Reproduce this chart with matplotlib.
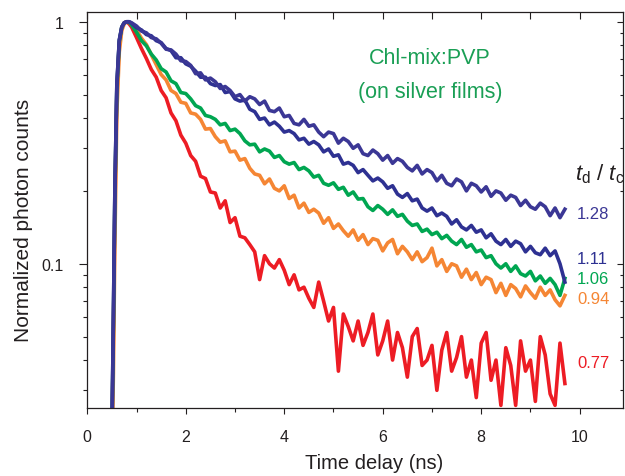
"""Fluorescence decay of Chl-mix:PVP on silver films (normalized photon counts)."""

import matplotlib

matplotlib.use("Agg")
import matplotlib.pyplot as plt
import numpy as np
from matplotlib.ticker import FixedLocator, LogLocator, NullFormatter

plt.rcParams["font.family"] = ["Liberation Sans", "DejaVu Sans"]
plt.rcParams["mathtext.fontset"] = "custom"
plt.rcParams["mathtext.it"] = "Liberation Sans:italic"
plt.rcParams["mathtext.rm"] = "Liberation Sans"

# rising edge, shared time base (ns)
RISE_T = [0.50, 0.53, 0.56, 0.60, 0.65, 0.70, 0.75, 0.80, 0.85]
# decay part sampled every 0.1 ns from 0.9 to 9.7 ns
DECAY_T = np.round(np.arange(0.9, 9.75, 0.1), 1)

RISE_128 = [0.02, 0.06, 0.20, 0.55, 0.84, 0.95, 0.99, 1.0, 1.0]
DECAY_128 = [
    0.99, 0.96, 0.915, 0.90, 0.86, 0.85, 0.815, 0.77, 0.765, 0.735,
    0.69, 0.685, 0.66, 0.61, 0.615, 0.575, 0.585, 0.565, 0.53, 0.54,
    0.52, 0.49, 0.50, 0.47, 0.49, 0.48, 0.455, 0.47, 0.43, 0.425,
    0.44, 0.405, 0.41, 0.38, 0.375, 0.395, 0.37, 0.375, 0.35, 0.335,
    0.35, 0.345, 0.315, 0.33, 0.32, 0.30, 0.31, 0.285, 0.28, 0.295,
    0.285, 0.268, 0.28, 0.26, 0.272, 0.265, 0.25, 0.242, 0.255, 0.235,
    0.245, 0.238, 0.22, 0.232, 0.215, 0.21, 0.224, 0.218, 0.20, 0.215,
    0.21, 0.198, 0.208, 0.19, 0.20, 0.196, 0.183, 0.192, 0.188, 0.174,
    0.183, 0.172, 0.168, 0.178, 0.172, 0.158, 0.17, 0.155, 0.168,
]

RISE_111 = [0.02, 0.06, 0.20, 0.55, 0.84, 0.95, 0.99, 1.0, 1.0]
DECAY_111 = [
    0.985, 0.945, 0.925, 0.885, 0.875, 0.835, 0.82, 0.775, 0.76, 0.71,
    0.71, 0.67, 0.655, 0.625, 0.59, 0.59, 0.555, 0.545, 0.55, 0.51,
    0.515, 0.48, 0.47, 0.475, 0.435, 0.425, 0.395, 0.40, 0.375, 0.385,
    0.37, 0.35, 0.355, 0.345, 0.325, 0.33, 0.312, 0.32, 0.31, 0.29,
    0.298, 0.278, 0.282, 0.258, 0.262, 0.255, 0.238, 0.245, 0.232, 0.22,
    0.226, 0.218, 0.205, 0.21, 0.194, 0.188, 0.195, 0.182, 0.185, 0.17,
    0.165, 0.17, 0.158, 0.162, 0.157, 0.146, 0.152, 0.142, 0.138, 0.144,
    0.135, 0.138, 0.128, 0.133, 0.124, 0.12, 0.126, 0.118, 0.124, 0.121,
    0.112, 0.118, 0.111, 0.109, 0.116, 0.108, 0.113, 0.10, 0.084,
]

RISE_106 = [0.02, 0.055, 0.19, 0.53, 0.83, 0.95, 0.99, 1.0, 0.995]
DECAY_106 = [
    0.97, 0.905, 0.835, 0.795, 0.735, 0.695, 0.64, 0.62, 0.57, 0.555,
    0.51, 0.505, 0.48, 0.45, 0.44, 0.41, 0.405, 0.395, 0.375, 0.38,
    0.355, 0.36, 0.345, 0.322, 0.31, 0.312, 0.29, 0.298, 0.292, 0.275,
    0.28, 0.264, 0.258, 0.262, 0.245, 0.25, 0.242, 0.228, 0.232, 0.215,
    0.211, 0.216, 0.203, 0.207, 0.192, 0.198, 0.185, 0.186, 0.172, 0.166,
    0.174, 0.168, 0.16, 0.167, 0.157, 0.16, 0.15, 0.144, 0.146, 0.136,
    0.139, 0.132, 0.135, 0.127, 0.131, 0.124, 0.12, 0.126, 0.117, 0.12,
    0.112, 0.114, 0.106, 0.108, 0.10, 0.096, 0.10, 0.093, 0.098, 0.091,
    0.089, 0.093, 0.085, 0.089, 0.083, 0.087, 0.082, 0.074, 0.087,
]

RISE_094 = [0.015, 0.035, 0.12, 0.42, 0.75, 0.92, 0.98, 1.0, 0.995]
DECAY_094 = [
    0.975, 0.925, 0.855, 0.805, 0.73, 0.665, 0.605, 0.575, 0.52, 0.505,
    0.465, 0.46, 0.42, 0.415, 0.395, 0.36, 0.362, 0.335, 0.318, 0.322,
    0.29, 0.292, 0.268, 0.272, 0.248, 0.235, 0.232, 0.214, 0.224, 0.205,
    0.20, 0.21, 0.186, 0.192, 0.17, 0.178, 0.163, 0.168, 0.162, 0.147,
    0.155, 0.14, 0.146, 0.137, 0.13, 0.138, 0.125, 0.132, 0.12, 0.127,
    0.125, 0.113, 0.122, 0.126, 0.11, 0.118, 0.112, 0.104, 0.112, 0.102,
    0.106, 0.116, 0.098, 0.104, 0.093, 0.10, 0.098, 0.088, 0.095, 0.086,
    0.092, 0.082, 0.088, 0.086, 0.076, 0.083, 0.074, 0.082, 0.079, 0.073,
    0.081, 0.076, 0.072, 0.08, 0.074, 0.078, 0.071, 0.067, 0.074,
]

RISE_077 = [0.018, 0.05, 0.17, 0.50, 0.81, 0.94, 0.99, 1.0, 0.98]
DECAY_077 = [
    0.95, 0.86, 0.775, 0.705, 0.635, 0.59, 0.52, 0.485, 0.42, 0.39,
    0.34, 0.315, 0.28, 0.265, 0.23, 0.225, 0.198, 0.196, 0.17, 0.182,
    0.148, 0.155, 0.13, 0.128, 0.12, 0.112, 0.086, 0.108, 0.10, 0.096,
    0.104, 0.094, 0.082, 0.09, 0.078, 0.08, 0.072, 0.066, 0.084, 0.07,
    0.058, 0.066, 0.036, 0.062, 0.055, 0.048, 0.058, 0.046, 0.052, 0.062,
    0.042, 0.048, 0.058, 0.04, 0.052, 0.045, 0.034, 0.05, 0.054, 0.038,
    0.04, 0.046, 0.03, 0.044, 0.052, 0.036, 0.041, 0.05, 0.034, 0.04,
    0.028, 0.047, 0.052, 0.033, 0.04, 0.026, 0.045, 0.038, 0.026, 0.048,
    0.036, 0.04, 0.027, 0.05, 0.042, 0.029, 0.026, 0.047, 0.032,
]

RATIO_LABELS = ["0.77", "0.94", "1.06", "1.11", "1.28"]

X_MAJOR = [0, 2, 4, 6, 8, 10]
X_MINOR = [1, 3, 5, 7, 9]
Y_MAJOR = [0.1, 1]
Y_MAJOR_LABELS = ["0.1", "1"]

TEXT_DARK = "#231f20"
COLORS = {
    "0.77": "#ed1c24",
    "0.94": "#f58634",
    "1.06": "#00a651",
    "1.11": "#2e3192",
    "1.28": "#3b3795",
}
# label centres in figure pixels (y from top)
LABEL_Y = {"1.28": 215, "1.11": 259, "1.06": 279, "0.94": 300, "0.77": 364}


def main() -> None:
    W, H = 625, 477
    fig = plt.figure(figsize=(W / 100, H / 100), dpi=100)
    ax = fig.add_axes([87.3 / W, 1 - 408.8 / H, 535.7 / W, 395.5 / H])

    series = {
        "0.77": (RISE_077, DECAY_077),
        "0.94": (RISE_094, DECAY_094),
        "1.06": (RISE_106, DECAY_106),
        "1.11": (RISE_111, DECAY_111),
        "1.28": (RISE_128, DECAY_128),
    }
    for key in RATIO_LABELS:
        rise, decay = series[key]
        t = np.concatenate([RISE_T, DECAY_T])
        y = np.concatenate([rise, decay])
        ax.plot(t, y, color=COLORS[key], linewidth=2.6, solid_joinstyle="round")

    ax.set_yscale("log")
    ax.set_xlim(0, 10.88)
    ax.set_ylim(0.0254, 1.094)

    ax.xaxis.set_major_locator(FixedLocator(X_MAJOR))
    ax.xaxis.set_minor_locator(FixedLocator(X_MINOR))
    ax.set_xticklabels([str(v) for v in X_MAJOR])
    ax.yaxis.set_major_locator(FixedLocator(Y_MAJOR))
    ax.set_yticklabels(Y_MAJOR_LABELS)
    ax.yaxis.set_minor_locator(LogLocator(base=10, subs=np.arange(2, 10)))
    ax.yaxis.set_minor_formatter(NullFormatter())

    ax.tick_params(axis="x", which="major", direction="out", length=4.5, width=0.8,
                   pad=11, labelsize=11.5, colors=TEXT_DARK)
    ax.tick_params(axis="x", which="minor", direction="out", length=3, width=0.8, colors=TEXT_DARK)
    ax.tick_params(axis="y", which="major", direction="out", length=5.5, width=0.8,
                   pad=11.5, labelsize=11.5, colors=TEXT_DARK)
    ax.tick_params(axis="y", which="minor", direction="out", length=3, width=0.8, colors=TEXT_DARK)

    top = ax.secondary_xaxis("top")
    top.xaxis.set_major_locator(FixedLocator(X_MAJOR + X_MINOR))
    top.tick_params(direction="in", length=5, width=0.8, labeltop=False, colors=TEXT_DARK)
    right = ax.secondary_yaxis("right")
    right.yaxis.set_major_locator(FixedLocator(Y_MAJOR))
    right.yaxis.set_minor_locator(LogLocator(base=10, subs=np.arange(2, 10)))
    right.tick_params(which="major", direction="in", length=4, width=0.8, labelright=False, colors=TEXT_DARK)
    right.tick_params(which="minor", direction="in", length=2.5, width=0.8, labelright=False, colors=TEXT_DARK)
    right.yaxis.set_minor_formatter(NullFormatter())
    for sec in (top, right):
        for sp in sec.spines.values():
            sp.set_visible(False)

    for sp in ax.spines.values():
        sp.set_color(TEXT_DARK)
        sp.set_linewidth(0.9)

    ax.set_xlabel("Time delay (ns)", fontsize=14.5, color=TEXT_DARK, labelpad=6)
    ax.xaxis.label.set_x((374.5 - 87.3) / 535.7)
    ax.set_ylabel("Normalized photon counts", fontsize=15, color=TEXT_DARK, labelpad=6)
    ax.yaxis.label.set_y((408.8 - 220) / 395.5)

    green_text = "#1a9f55"
    fig.text(430 / W, 1 - 64 / H, "Chl-mix:PVP", fontsize=15.5, color=green_text,
             ha="center", va="baseline")
    fig.text(430 / W, 1 - 98 / H, "(on silver films)", fontsize=15.5, color=green_text,
             ha="center", va="baseline")

    fig.text(575 / W, 1 - 180 / H, r"$t_{\rm d}$ / $t_{\rm c}$", fontsize=16,
             color=TEXT_DARK, ha="left", va="baseline")
    for key in RATIO_LABELS:
        fig.text(577 / W, 1 - LABEL_Y[key] / H, key, fontsize=12, color=COLORS[key],
                 ha="left", va="center")

    fig.savefig("out.png", dpi=100)
    plt.close(fig)


if __name__ == "__main__":
    main()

### What is being asked
Give again exactly the lines running from the beginning of the material above through the line that contains "from matplotlib.ticker import", and leave out every picture.

### Written reply
Reproduce this chart with matplotlib.
"""Fluorescence decay of Chl-mix:PVP on silver films (normalized photon counts)."""

import matplotlib

matplotlib.use("Agg")
import matplotlib.pyplot as plt
import numpy as np
from matplotlib.ticker import FixedLocator, LogLocator, NullFormatter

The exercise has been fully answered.